(this transcript has been lightly edited for readability)
I love Leviticus! I'm pretty sure that you don't because Leviticus has gotten bad billing. It just seems hard to work through when you get in all the details of the sacrificial system and all the repeated regulations and feast days, and you just get lost. Well, I want to give you a title for Leviticus that I think will help and then explain it. I would subtitle Leviticus, “Holy And Unholy.”
Leviticus is in the Bible to entertain and answer probably one of the most important questions that we could ever ask as we’re getting to understand the biblical story and it’s this: “How can a perfectly holy God live with such unholy people?” How can He do that without compromising His Holiness?
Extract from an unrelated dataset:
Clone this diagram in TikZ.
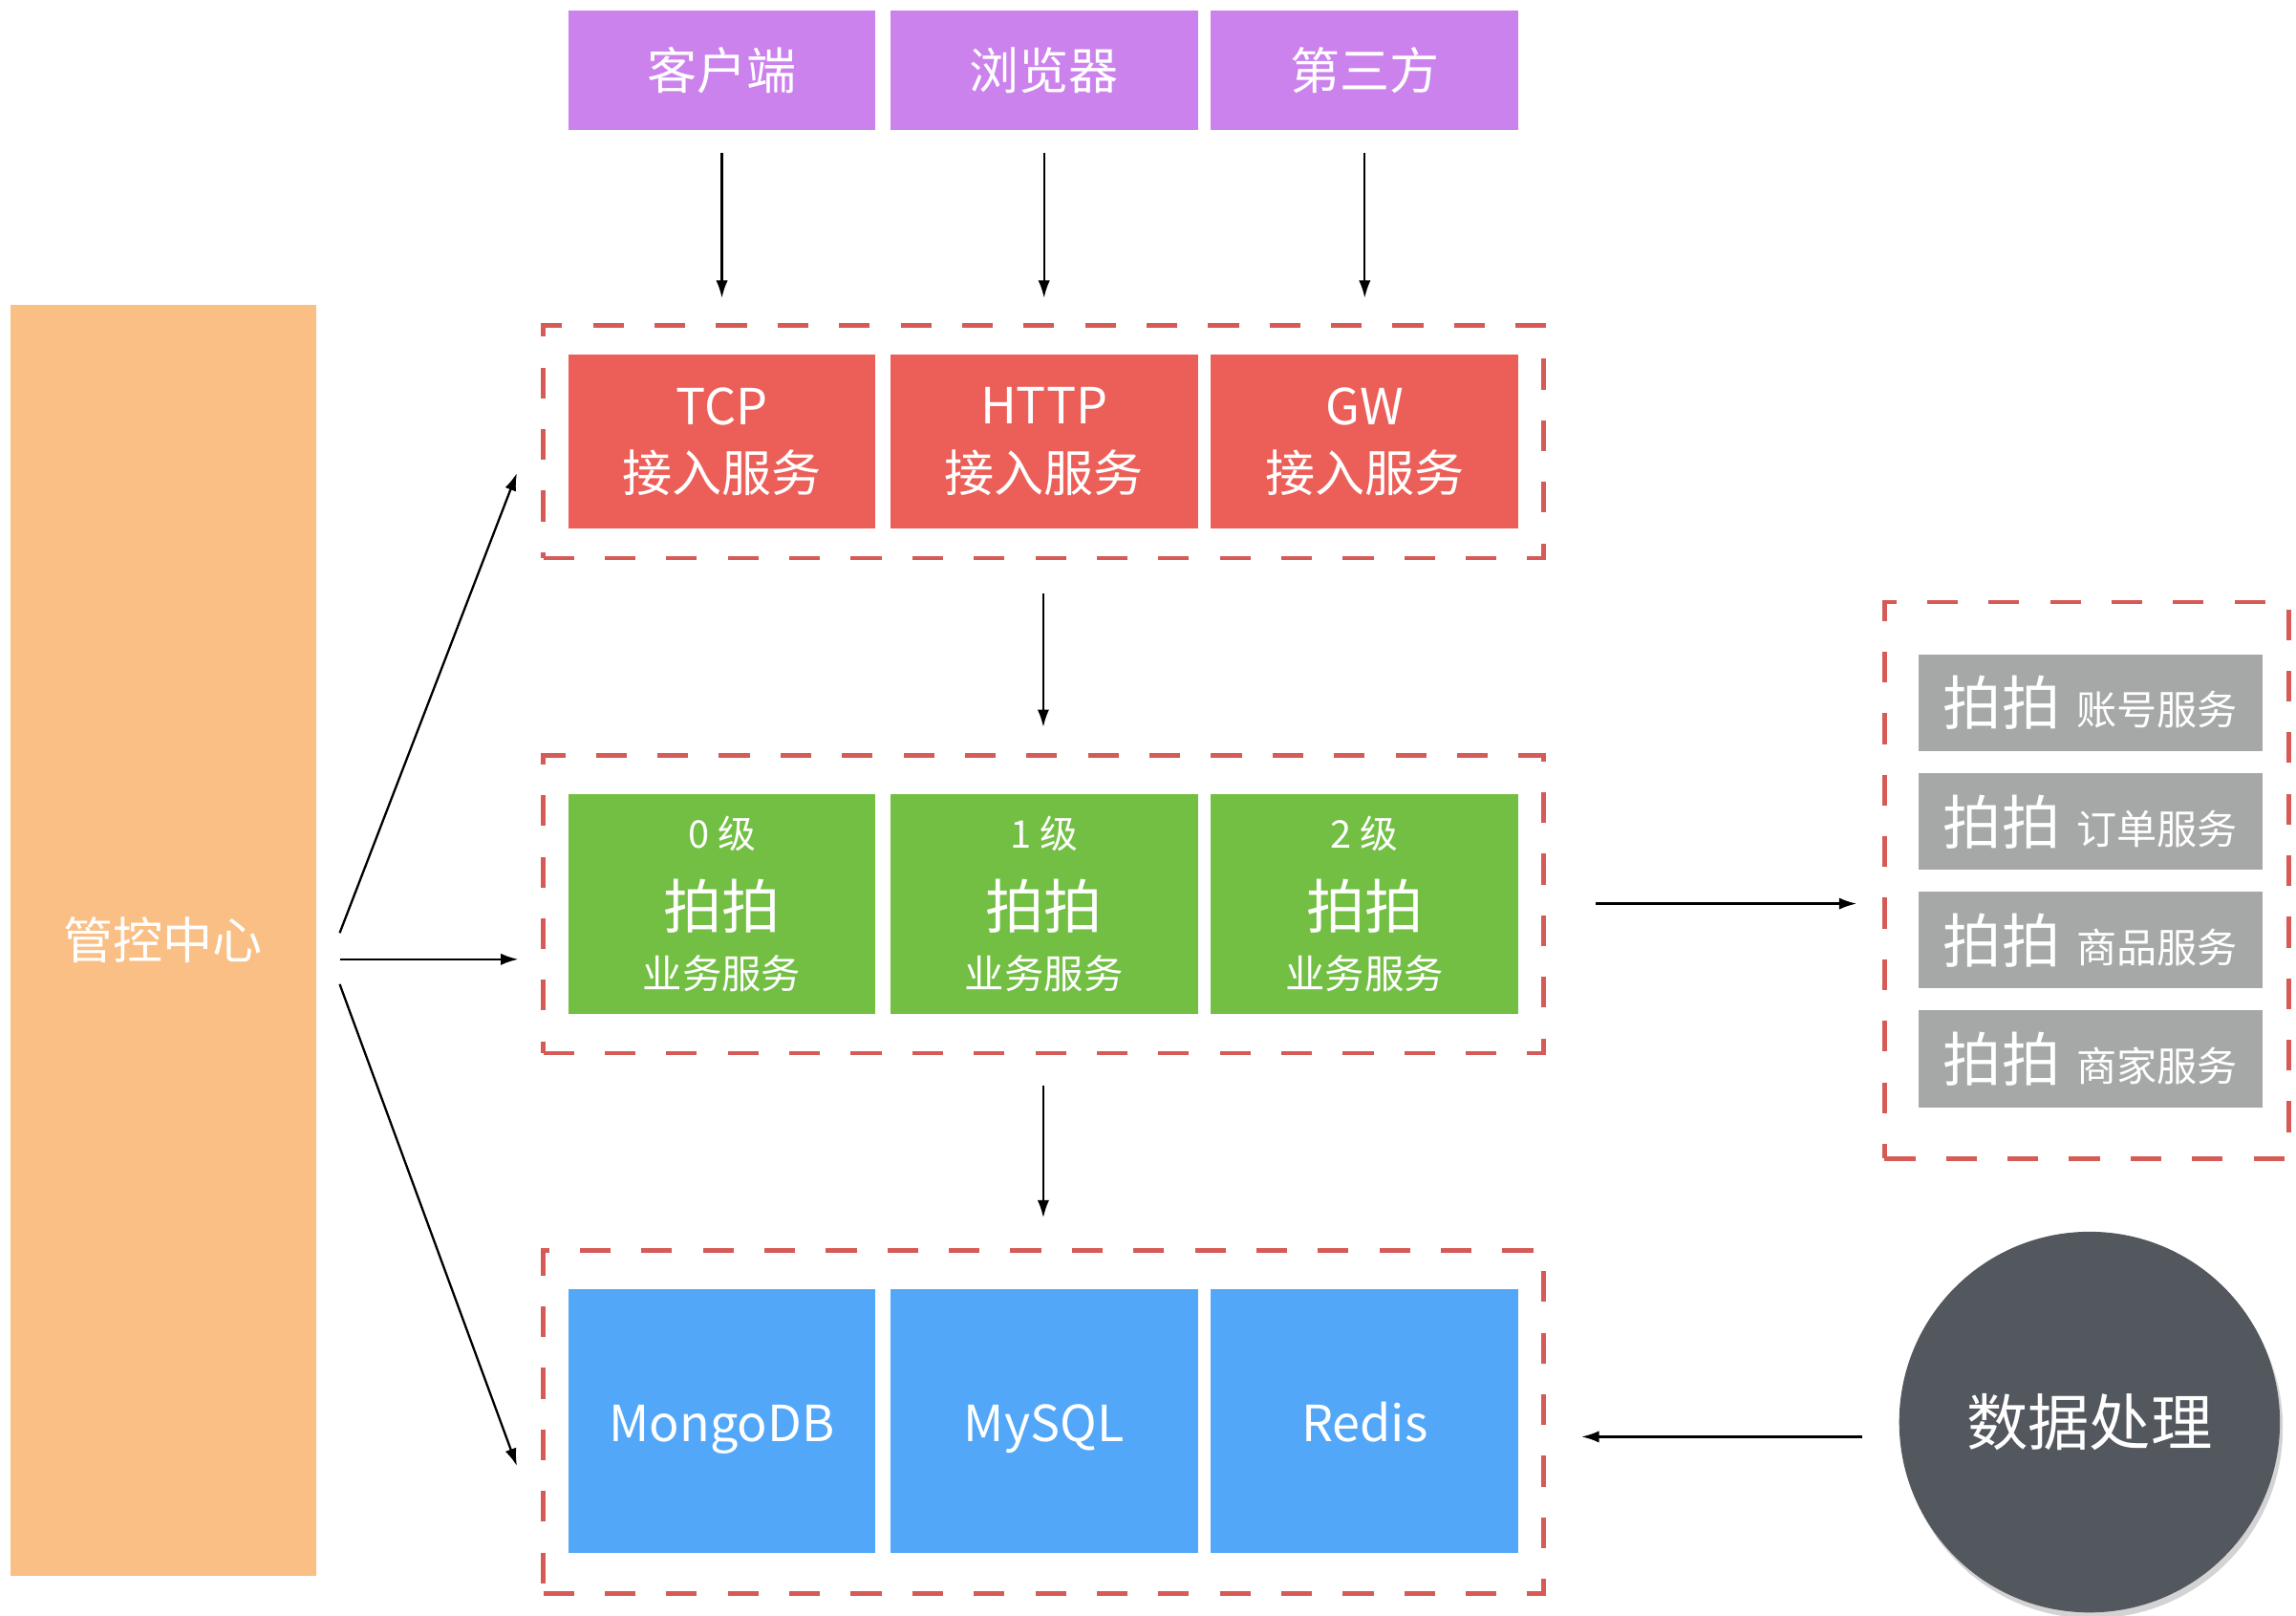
\documentclass[tikz,border=0pt]{standalone}
\usepackage{fontspec}
\setmainfont{Noto Sans CJK SC}
\usetikzlibrary{arrows.meta,shadows}
\definecolor{cpurple}{HTML}{CC82EC}
\definecolor{cred}{HTML}{EC5F58}
\definecolor{cgreen}{HTML}{72BF44}
\definecolor{cblue}{HTML}{52A7F8}
\definecolor{corange}{HTML}{F9BF85}
\definecolor{cgray}{HTML}{A5A8A6}
\definecolor{cdark}{HTML}{53575E}
\definecolor{cdash}{HTML}{D65A55}
\tikzset{
  box/.style={rectangle, inner sep=0pt, text=white, minimum width=210pt, align=center},
  dbox/.style={rectangle, draw=cdash, line width=3pt, dash pattern=on 21pt off 21pt, inner sep=0pt},
  arr/.style={-{Latex[length=12pt,width=8pt]}, line width=1.5pt, black},
  f34/.style={font=\fontsize{34}{46}\selectfont},
  gbox/.style={rectangle, fill=cgray, inner sep=0pt, minimum width=235pt, minimum height=66pt},
  lbl/.style={inner sep=0pt, text=white}
}
\begin{document}
\begin{tikzpicture}[x=1pt,y=-1pt]
\useasboundingbox (0,0) rectangle (1568,1103);
% top clients
\node[box, fill=cpurple, minimum height=82pt, f34] (p1) at (493,48) {客户端};
\node[box, fill=cpurple, minimum height=82pt, f34] (p2) at (713,48) {浏览器};
\node[box, fill=cpurple, minimum height=82pt, f34] (p3) at (932,48) {第三方};
% access layer
\node[dbox, minimum width=683pt, minimum height=159pt] (d1) at (712.5,301.5) {};
\node[box, fill=cred, minimum height=119pt, f34] (r1) at (493,301.5) {TCP\\接入服务};
\node[box, fill=cred, minimum height=119pt, f34] (r2) at (713,301.5) {HTTP\\接入服务};
\node[box, fill=cred, minimum height=119pt, f34] (r3) at (932,301.5) {GW\\接入服务};
% business layer
\node[dbox, minimum width=683pt, minimum height=203pt] (d2) at (712.5,617.5) {};
\foreach \i/\x/\lv in {1/493/0,2/713/1,3/932/2}{
  \node[box, fill=cgreen, minimum height=150pt] (g\i) at (\x,617) {};
  \node[lbl, font=\fontsize{26}{26}\selectfont] (g\i a) at (\x,569) {\lv\ 级};
  \node[lbl, font=\fontsize{40}{40}\selectfont] (g\i b) at (\x,619) {拍拍};
  \node[lbl, font=\fontsize{27}{27}\selectfont] (g\i c) at (\x,665) {业务服务};
}
% storage layer
\node[dbox, minimum width=683pt, minimum height=234pt] (d3) at (712.5,971) {};
\tikzset{bl/.style={box, fill=cblue, minimum height=180pt, f34, text height=31pt, text depth=3pt}}
\node[bl] (b1) at (493,970) {MongoDB};
\node[bl] (b2) at (713,970) {MySQL};
\node[bl] (b3) at (932,970) {Redis};
% control center
\node[rectangle, fill=corange, inner sep=0pt, minimum width=209pt, minimum height=868pt, text=white, f34] (ctl) at (111.5,642) {管控中心};
% right services
\node[dbox, minimum width=276pt, minimum height=380pt] (d4) at (1425,601) {};
\foreach \i/\y/\t in {1/480/账号服务,2/561/订单服务,3/642/商品服务,4/723/商家服务}{
  \node[gbox] (s\i) at (1427.5,\y) {};
  \node[lbl, anchor=west] (s\i t) at (1327,\y) {{\fontsize{40}{40}\selectfont 拍拍}\hspace{11pt}{\fontsize{27.5}{27.5}\selectfont \t}};
}
% data processing
\node[circle, fill=cdark, minimum size=260pt, inner sep=0pt, text=white,
      font=\fontsize{42}{42}\selectfont,
      drop shadow={opacity=0.35, shadow xshift=2pt, shadow yshift=-4pt}] (dp) at (1427,971) {数据处理};
% arrows top
\draw[arr] ([yshift=-15pt]p1.south) -- ([yshift=17pt]p1.south |- d1.north);
\draw[arr] ([yshift=-15pt]p2.south) -- ([yshift=17pt]p2.south |- d1.north);
\draw[arr] ([yshift=-15pt]p3.south) -- ([yshift=17pt]p3.south |- d1.north);
% vertical arrows between layers
\draw[arr] ([yshift=-23pt]d1.south) -- ([yshift=18pt]d2.north);
\draw[arr] ([yshift=-21pt]d2.south) -- ([yshift=21pt]d3.north);
% arrows from control center
\coordinate (c1) at (232,637);
\coordinate (c2) at (232,655);
\coordinate (c3) at (232,672);
\coordinate (e1) at (353,323);
\coordinate (e2) at (354,655);
\coordinate (e3) at (353,1001);
\draw[arr] (c1) -- (e1);
\draw[arr] (c2) -- (e2);
\draw[arr] (c3) -- (e3);
% business -> services
\coordinate (rs) at (1090,617);
\coordinate (re) at (1268,617);
\draw[arr] (rs) -- (re);
% data processing -> storage
\coordinate (ls) at (1272,981);
\coordinate (le) at (1080,981);
\draw[arr] (ls) -- (le);
\end{tikzpicture}
\end{document}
How can He except unholy people?
Now the answer is not that the Trinity got together and said, “You know, these are pretty nice people. I know they’re pretty wicked. Why don’t we just turn our backs on that wickedness and just accept them?” No, God wouldn’t do that because God will not violate His justice in order to extend His grace. And so that's why God designed the sacrificial system that's there in Leviticus.
It's designed to atone for sin so that sinful people may have entrance into relationship with God; there could be forgiveness for unholy people. For unholy people to live with a holy God, there has to be penalty paid and forgiveness granted. That's the only way and that's what that system is about. And what you realize is God is not going to unleash His condemnation, but this story is going to tell you that God is going to unleash His forgiveness.
There are few more hopeful books in all of Scripture than Leviticus. Leviticus tells me that there is hope for me in my darkest, dumbest, stupidest, most rebellious moment; there's hope for me because God has made a way for sinners to know Him and to be accepted by Him.
But there's a second thing. As you're watching priests, knee-deep in blood, garments covered in blood, sacrifice after sacrifice after sacrifice, you begin to realize the inadequacy of this system. It's not enough because yesterday’s sacrifices covered yesterday, but they won't cover tomorrow. And so this whole system screams for a “once-and-for-all sacrifice.” Listen, every sacrificial lamb cried out for a lamb, The Lamb, The Lamb of God, Jesus. In the bleating of a lamb being slaughtered, hear a cry for Jesus, The Lamb, who would come. He would live perfectly; He would be the ultimate perfect Lamb, and when He would die as a substitution, once for all, forever ending the need for sacrifice.
If Genesis introduces you to Jesus, Leviticus is a cry, “Oh, Jesus, come. Come quickly. We need The Lamb.” It is the magnificent glory of my life that unholy Paul can stand in the presence of a perfectly holy God, and He wraps arms of love around me. There's nothing more magnificent in my entire life than that. He has the right to damn me, but He chooses not to.
And that hymn is not first sung in the New Testament; it's first sung in Leviticus. In Leviticus, you see Almighty God becoming the forgiving One who makes a way for an unholy people to know Him, to live in His presence, and receive all that He has to offer them. I love Leviticus and I hope you will too.